Ne parlarono. Poi la Garbo decise di non interrompere il suo auto-esilio».
Un capitolo molto ampio riguarda i lavori mai arrivati in porto. Zeffirelli aveva progettato nei minimi particolari un’edizione colossale dell’Aida di Giuseppe Verdi.
Il committente era il governo egiziano, all’epoca di Sadat, primissimi anni Ottanta. Palco e scenografia: le tre piramidi della piana di Giza messe a disposizione da Sadat. A Zeffirelli servivano circa un migliaio di comparse.
Sadat: «E che problema c’è?
Chiediamo all’esercito di mandare un paio di reparti».

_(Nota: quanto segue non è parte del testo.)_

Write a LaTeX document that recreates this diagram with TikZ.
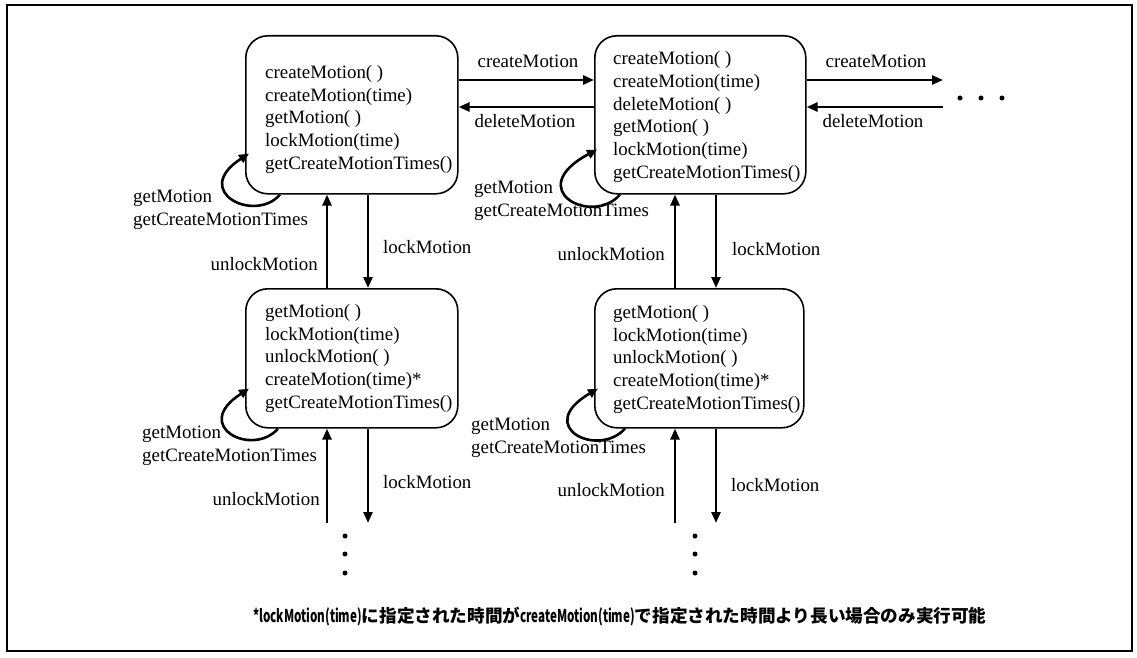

La direzione musicale fu affidata a Leonard Bernstein. In esposizione c’è un disegno al solito minuzioso, che lascia capire le dimensioni dell’impresa. In Archivio si trovano la scrittura originale con annotazioni del regista e di Bernstein, il progetto dattiloscritto, elenchi dei set, piani di lavorazione, preventivi, accordi preliminari, lettere, schizzi e bozzetti tutti firmati da Zeffirelli, storyboard già completi di didascalie, fotografie delle piramidi e la partitura di una canzone scritta da Bernstein nel settembre 1980. Il lavoro era dunque in fase avanzata quando un fondamentalista islamico uccise Sadat con una fucilata (6 ottobre 1981).
Un film che non vedremo mai è l’Inferno tratto da Dante Alighieri. L’idea è della prima metà degli anni Settanta.
Produttore: Alfredo Bini, quello di Pier Paolo Pasolini.
Protagonista: Dustin Hoffman. La pellicola non fu girata perché il produttore non riuscì a coinvolgere investitori internazionali. Restano 55 grandi tavole disegnate da Zeffirelli. Sono splendide, e giustamente il Museo si conclude con una stanza dove il visitatore può immergersi nei disegni animati con tecnologie digitali.


Ultima considerazione: un tempo, per fare un film, ci volevano un regista, un produttore vero, cioè disposto a rischiare il proprio denaro, l’appoggio degli studios americani o di altri investitori.
Oggi la figura chiave è il commercialista, abile nel trovare i fondi statali per il cinema, erogati in mille rivoli. Per forza i film italiani non ottengono più il successo di un tempo ormai tramontato.